Notre rapport réserve une place essentielle aux coalitions. Toutes nos propositions ont pour but de nous conférer une capacité à entraîner nos alliés, une coalition étant la seule force capable de durer en haute intensité.

Cher collègue Christophe Lejeune, la jeunesse sera en effet au cœur de la haute intensité. Comme nous l'avons développé dans notre rapport, le citoyen est malheureusement un acteur malgré lui de la haute intensité. Les stratégies de déstabilisation par l'information font partie intégrante des doctrines adoptées par nos compétiteurs. Une démocratie comme la nôtre, qui a fondamentalement vocation à garantir la liberté d'expression ne peut se permettre, comme le font certains régimes autoritaires, de brider la parole de ses propres citoyens, y compris dans la sphère numérique. Nous sommes par conséquent plus vulnérables à la diffusion de fausses informations à des fins stratégiques. Les scénarios que nous avons choisis pour illustrer notre propos dans le rapport en tiennent pleinement compte.
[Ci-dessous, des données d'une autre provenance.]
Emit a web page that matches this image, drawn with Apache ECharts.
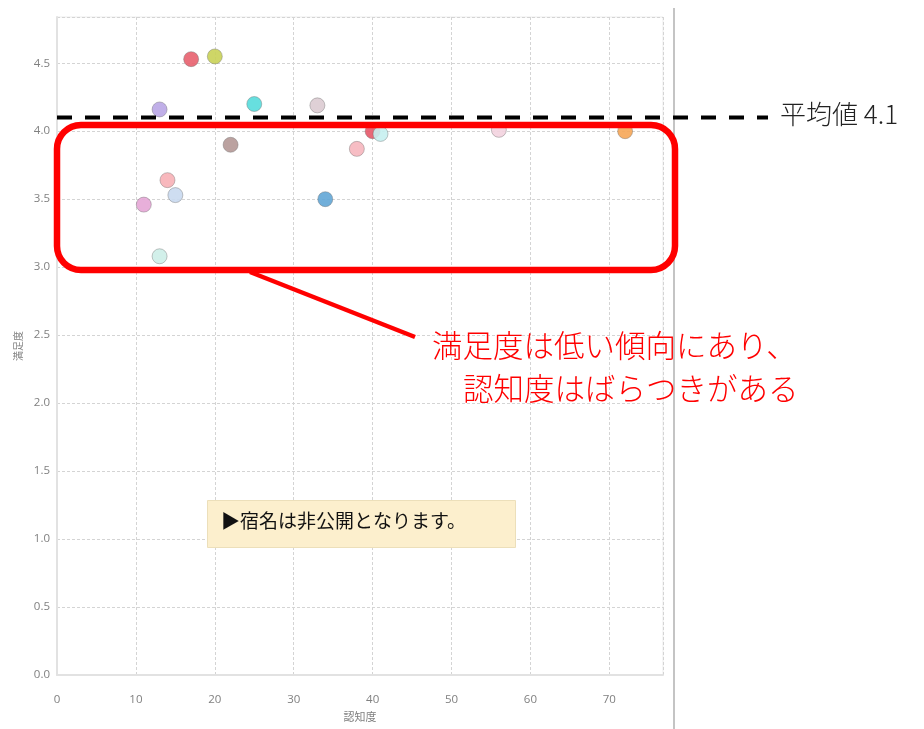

N'ayant pas vocation à interdire à ses propres citoyens de s'exprimer comme ils l'entendent, la France doit baser sa lutte contre ces manipulations sur l'éducation. Et c'est ici que notre jeunesse entre en jeu. Nous estimons que l'Éducation nationale, mais aussi les parents eux-mêmes, ont vocation à instruire les enfants à un usage lucide et raisonné des réseaux sociaux, notamment. Par ailleurs, des initiatives comme le SNU pourraient davantage inculquer à chaque jeune la conscience de ces enjeux. À ce titre, le SNU est un outil formidable que nous devons à tout prix approfondir, pour transmettre à nos enfants un sens du civisme, un sentiment d'appartenance à une communauté de destin, qui qu'ils soient, et la conscience du fait que, chacun à leur manière, ils ont un rôle à jouer au sein de notre société. Ainsi, sans pour autant en faire un instrument de propagande militariste à destination de la jeunesse, le SNU peut contribuer à transmettre à nos jeunes une meilleure connaissance des enjeux de défense pour notre pays. J'ai appuyé une initiative de l'association Civisme défense armées nation (Cidan) consistant à proposer aux jeunes du SNU un jeu leur montrant comment, justement, gagner la guerre avant la guerre, en déjouant des manipulations d'information.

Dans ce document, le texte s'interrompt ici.